Timo Ehrhardt bedauert hingegen, dass seitens des Kultusministeriums dem Thema "Gemeinschaftsschule in Bayern" generell eine Absage erteilt wird. "Die SPD im Kreis hält weiter daran fest", unterstreicht er, dass man diese Lösung noch nicht abgehakt hat. Eine private Schule, ein Internat, eine Schulverlagerung von Süd nach Nord - es gibt in Ehrhardts Augen noch viele weitere Ansatzpunkte, über die diskutiert werden kann.
Dabei geht es ihm nicht nur um die Neuansiedlung von Bürgern, sondern auch um die Schüler, die jetzt schon da sind. Um 6 Uhr in den Bus zu steigen und über eine Stunde zur Schule zu fahren, sei für diese Kinder leider eine Gewohnheit. Deshalb fragt Ehrhardt auch: "Wir fahren jetzt runter.
Warum können dann nicht andere zu uns herauffahren?" Doch wie die Geschichte auch ausgeht, steht für ihn fest: "Egal welchen Schultyp man favorisiert, es braucht die Akzeptanz der Bevölkerung."
Sein Kollege Jens Korn will sich in der Diskussion nicht mit aller Kraft nur am Thema "Schulstandort" festbeißen. "Es gibt Baustellen, bei denen man relativ einfach einen Effekt erzielen kann", fordert er ein breit gefächertes Denken.
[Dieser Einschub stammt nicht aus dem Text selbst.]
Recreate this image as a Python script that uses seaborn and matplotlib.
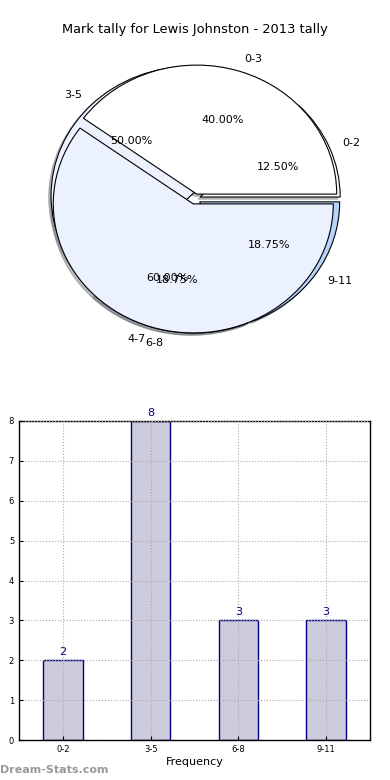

Schon eine Verschiebung des Schulbeginns von 7.40 auf 8 Uhr wäre in seinen Augen ein erster Schritt. 20 Minuten mehr Zeit am Morgen könnten, wie er aus eigener Erfahrung als Familienvater weiß, den Kindern ein Stück weit helfen. Und vor allem die "Fahrschüler" würden davon profitieren. Letztendlich müssten sich aber der Schulausschuss und der Kreistag nochmals mit dem gesamten Themenkomplex befassen und ihre Schlüsse aus der Potenzialanalyse ziehen.